■ **WHAT IS NEEDED**
Pictures within the data are to be left out; everything else must be reproduced exactly.

■ **DATASET CONTENT**
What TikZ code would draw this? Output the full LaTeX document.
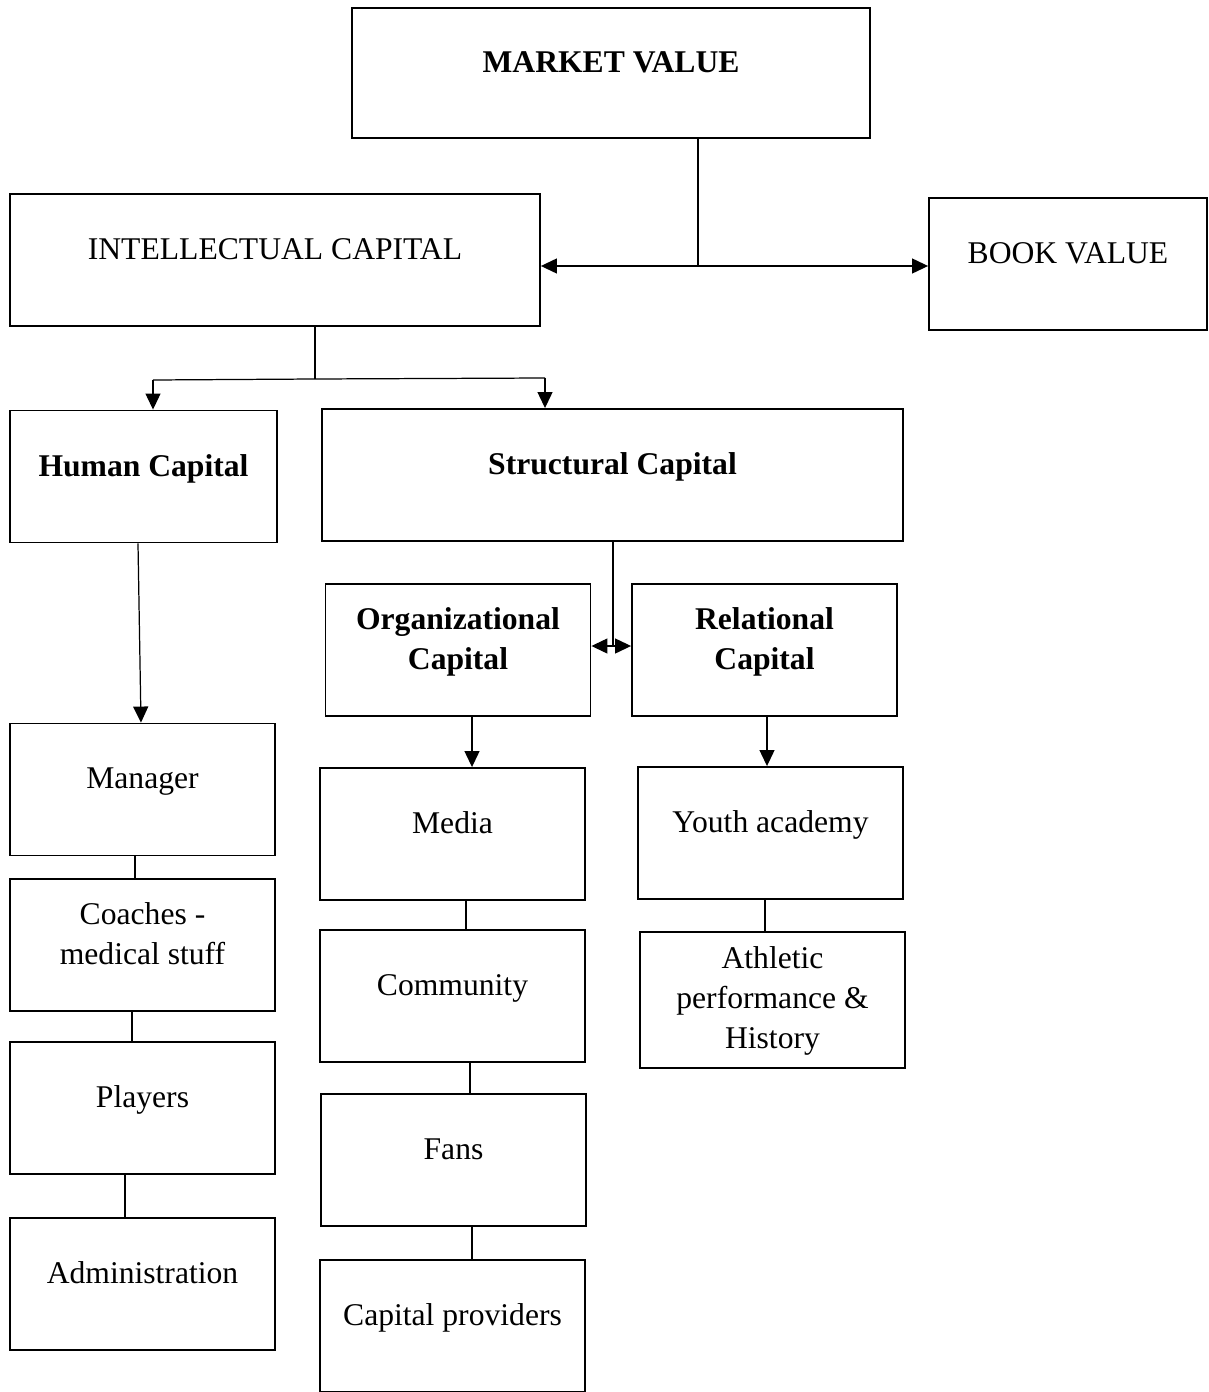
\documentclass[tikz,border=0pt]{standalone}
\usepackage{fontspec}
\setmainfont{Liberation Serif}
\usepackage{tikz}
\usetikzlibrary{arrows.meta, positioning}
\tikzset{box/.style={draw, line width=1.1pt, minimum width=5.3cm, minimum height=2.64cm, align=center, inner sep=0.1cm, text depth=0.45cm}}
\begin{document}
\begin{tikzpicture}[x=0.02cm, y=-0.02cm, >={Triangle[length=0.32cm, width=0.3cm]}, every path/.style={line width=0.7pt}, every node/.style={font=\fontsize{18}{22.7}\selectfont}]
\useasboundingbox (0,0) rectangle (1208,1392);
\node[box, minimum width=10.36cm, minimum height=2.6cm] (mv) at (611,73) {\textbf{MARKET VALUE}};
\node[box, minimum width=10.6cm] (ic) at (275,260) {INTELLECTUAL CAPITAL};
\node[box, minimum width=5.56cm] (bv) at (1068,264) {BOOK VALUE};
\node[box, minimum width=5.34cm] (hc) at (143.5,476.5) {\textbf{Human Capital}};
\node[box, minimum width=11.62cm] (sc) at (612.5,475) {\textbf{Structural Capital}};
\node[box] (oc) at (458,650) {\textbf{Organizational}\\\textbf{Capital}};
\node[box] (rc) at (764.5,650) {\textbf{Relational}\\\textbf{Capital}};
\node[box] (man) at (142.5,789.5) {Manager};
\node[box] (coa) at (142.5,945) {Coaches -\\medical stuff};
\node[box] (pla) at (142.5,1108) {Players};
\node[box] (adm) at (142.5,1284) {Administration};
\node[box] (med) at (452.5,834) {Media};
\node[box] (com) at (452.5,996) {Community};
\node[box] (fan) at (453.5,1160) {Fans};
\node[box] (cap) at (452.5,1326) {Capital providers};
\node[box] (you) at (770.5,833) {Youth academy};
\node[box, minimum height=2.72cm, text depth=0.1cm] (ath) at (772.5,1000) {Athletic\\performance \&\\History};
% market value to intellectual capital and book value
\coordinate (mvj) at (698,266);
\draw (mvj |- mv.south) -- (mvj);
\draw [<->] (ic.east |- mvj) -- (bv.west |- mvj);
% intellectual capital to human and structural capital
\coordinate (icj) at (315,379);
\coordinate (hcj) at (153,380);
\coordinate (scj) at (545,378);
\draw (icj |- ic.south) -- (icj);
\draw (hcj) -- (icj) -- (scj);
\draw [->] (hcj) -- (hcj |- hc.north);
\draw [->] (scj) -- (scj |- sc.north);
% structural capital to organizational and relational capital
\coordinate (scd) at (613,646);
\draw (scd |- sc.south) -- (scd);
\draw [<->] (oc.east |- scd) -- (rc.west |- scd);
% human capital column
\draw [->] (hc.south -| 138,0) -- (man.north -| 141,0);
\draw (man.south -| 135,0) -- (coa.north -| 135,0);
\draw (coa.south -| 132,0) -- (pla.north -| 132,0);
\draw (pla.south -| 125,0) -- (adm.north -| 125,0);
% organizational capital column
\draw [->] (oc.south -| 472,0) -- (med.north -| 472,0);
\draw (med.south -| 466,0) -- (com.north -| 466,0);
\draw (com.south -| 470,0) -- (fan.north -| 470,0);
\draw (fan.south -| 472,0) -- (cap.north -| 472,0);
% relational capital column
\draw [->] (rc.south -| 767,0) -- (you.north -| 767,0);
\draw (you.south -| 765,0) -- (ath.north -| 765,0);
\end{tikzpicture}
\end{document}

■ **WORKED SOLUTION**
What TikZ code would draw this? Output the full LaTeX document.
\documentclass[tikz,border=0pt]{standalone}
\usepackage{fontspec}
\setmainfont{Liberation Serif}
\usepackage{tikz}
\usetikzlibrary{arrows.meta, positioning}
\tikzset{box/.style={draw, line width=1.1pt, minimum width=5.3cm, minimum height=2.64cm, align=center, inner sep=0.1cm, text depth=0.45cm}}
\begin{document}
\begin{tikzpicture}[x=0.02cm, y=-0.02cm, >={Triangle[length=0.32cm, width=0.3cm]}, every path/.style={line width=0.7pt}, every node/.style={font=\fontsize{18}{22.7}\selectfont}]
\useasboundingbox (0,0) rectangle (1208,1392);
\node[box, minimum width=10.36cm, minimum height=2.6cm] (mv) at (611,73) {\textbf{MARKET VALUE}};
\node[box, minimum width=10.6cm] (ic) at (275,260) {INTELLECTUAL CAPITAL};
\node[box, minimum width=5.56cm] (bv) at (1068,264) {BOOK VALUE};
\node[box, minimum width=5.34cm] (hc) at (143.5,476.5) {\textbf{Human Capital}};
\node[box, minimum width=11.62cm] (sc) at (612.5,475) {\textbf{Structural Capital}};
\node[box] (oc) at (458,650) {\textbf{Organizational}\\\textbf{Capital}};
\node[box] (rc) at (764.5,650) {\textbf{Relational}\\\textbf{Capital}};
\node[box] (man) at (142.5,789.5) {Manager};
\node[box] (coa) at (142.5,945) {Coaches -\\medical stuff};
\node[box] (pla) at (142.5,1108) {Players};
\node[box] (adm) at (142.5,1284) {Administration};
\node[box] (med) at (452.5,834) {Media};
\node[box] (com) at (452.5,996) {Community};
\node[box] (fan) at (453.5,1160) {Fans};
\node[box] (cap) at (452.5,1326) {Capital providers};
\node[box] (you) at (770.5,833) {Youth academy};
\node[box, minimum height=2.72cm, text depth=0.1cm] (ath) at (772.5,1000) {Athletic\\performance \&\\History};
% market value to intellectual capital and book value
\coordinate (mvj) at (698,266);
\draw (mvj |- mv.south) -- (mvj);
\draw [<->] (ic.east |- mvj) -- (bv.west |- mvj);
% intellectual capital to human and structural capital
\coordinate (icj) at (315,379);
\coordinate (hcj) at (153,380);
\coordinate (scj) at (545,378);
\draw (icj |- ic.south) -- (icj);
\draw (hcj) -- (icj) -- (scj);
\draw [->] (hcj) -- (hcj |- hc.north);
\draw [->] (scj) -- (scj |- sc.north);
% structural capital to organizational and relational capital
\coordinate (scd) at (613,646);
\draw (scd |- sc.south) -- (scd);
\draw [<->] (oc.east |- scd) -- (rc.west |- scd);
% human capital column
\draw [->] (hc.south -| 138,0) -- (man.north -| 141,0);
\draw (man.south -| 135,0) -- (coa.north -| 135,0);
\draw (coa.south -| 132,0) -- (pla.north -| 132,0);
\draw (pla.south -| 125,0) -- (adm.north -| 125,0);
% organizational capital column
\draw [->] (oc.south -| 472,0) -- (med.north -| 472,0);
\draw (med.south -| 466,0) -- (com.north -| 466,0);
\draw (com.south -| 470,0) -- (fan.north -| 470,0);
\draw (fan.south -| 472,0) -- (cap.north -| 472,0);
% relational capital column
\draw [->] (rc.south -| 767,0) -- (you.north -| 767,0);
\draw (you.south -| 765,0) -- (ath.north -| 765,0);
\end{tikzpicture}
\end{document}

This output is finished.